When is an animated film not an animated film? When it's combined with live-action sequences, of course. Say, 50 percent. Maybe more?
Example 1: Disney's "Alice" silent-movie shorts, which featured a live-action "Alice" (as in "Alice in Wonderland") with animated backgrounds. Maybe 50-50 there.
Example 2: "Song of the South," better remembered for its animated sequences than its live-action story, but the latter is probably 70 percent of the film.
These days, however, animation takes on many more forms. While it's obvious that those films are partly cartoons, it's a bit harder to tell in the 21st century.
For example, in the olden, golden days, when the proverbial "cast of thousands" appeared in an epic sequence, the audience saw literally thousands of extras (costumed Hollywood day-laborers).
Today, however, if a movie shows a crowd of 50 people at a train station, chances are 30 of them are some form of computer animation. And so is the train. And the sky.
That line is really crossed with a film like "Transformers," arriving on DVD next Tuesday (Paramount, $36.99). The balance has shifted.
Well, maybe. Megan Fox is probably live-action. And motor-mouth Shia LaBeouf is certainly animated, but not in the digital way.
But all those Transformer characters; so much animation, so little story and character.
Whatever you may think of "Transformers," it's definitely a cartoon. In more ways than one.
And a lot of people showed what they thought by helping make the film a $300 million hit. In fact, it's No. 3 for the year, after "Spider-Man 3" and "Shrek 3" (more 'toons).

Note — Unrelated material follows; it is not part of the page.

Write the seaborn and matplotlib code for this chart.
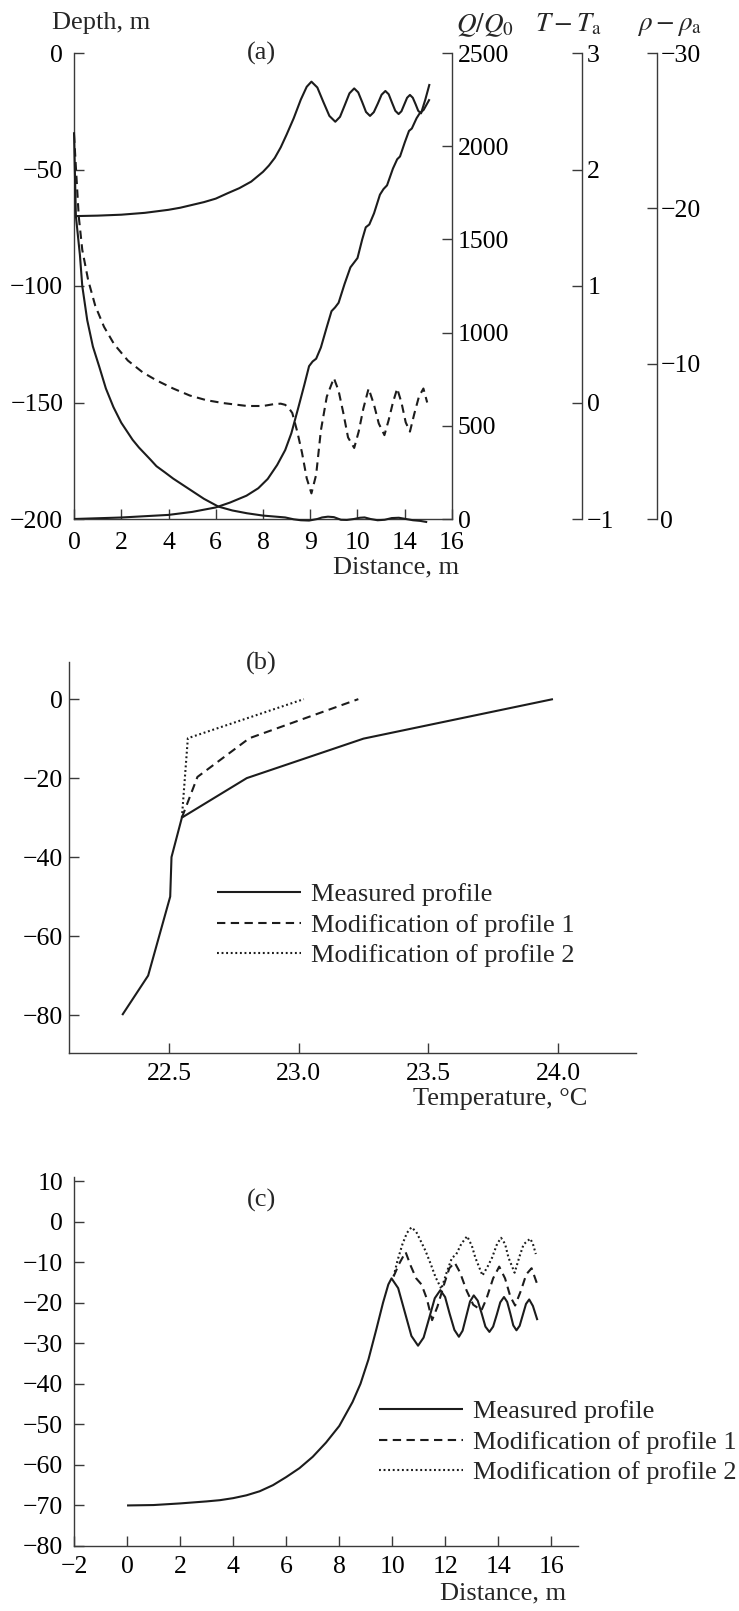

Shifting gears, however, my biggest complaint with "Transformers" is the level of vulgarity in a movie that is clearly aimed at kids.
Yes, it has a PG-13 rating, but you and I both know that lots of youngsters went. So it seems wildly inappropriate to have an unfunny discussion between LaBeouf's character and his mother about masturbation, and to have the camera ogle Fox's body forever in closeup as she's leaning over a car.
But then, I'm always surprised at what passes for kids entertainment.
A straight-to-DVD cartoon that came out this week is "The Reef" (Genius, G, $19.95), which has a "Finding Nemo" meets "Shark Tale" plot (with a sprinkling of "The Little Mermaid"). It also has a shark that raps and Rob Schneider doing voices for no less than nine characters!
But what surprised me most was the multitude of body-function gags that were all over the place.
And this one is rated G.
For that reason, I was even more surprised to find the PG rating attached to the much less vulgar "Surf's Up," also released this week (Sony, $28.95), the penguin-surfing yarn that was a box-office disappointment over the summer.
A better film (the sand and surf sequences are stunning) with more amusing characters (LaBeouf voices the lead penguin) and a generally better script (though also derivative), this one will probably do better on DVD.
But best of all is a surprisingly good animated film from Disney (but not Pixar) will be on store shelves Oct. 23, the G-rated "Meet the Robinsons" (Disney, $29.99), which eschews vulgarity and goes for good, clean fun ... if that's not a phrase that chases you away today.
The film earned just under $100 million, so it was probably another box-office disappointment. But not in terms of quality.
This one is funny, witty and smart, and kids and parents should enjoy it equally.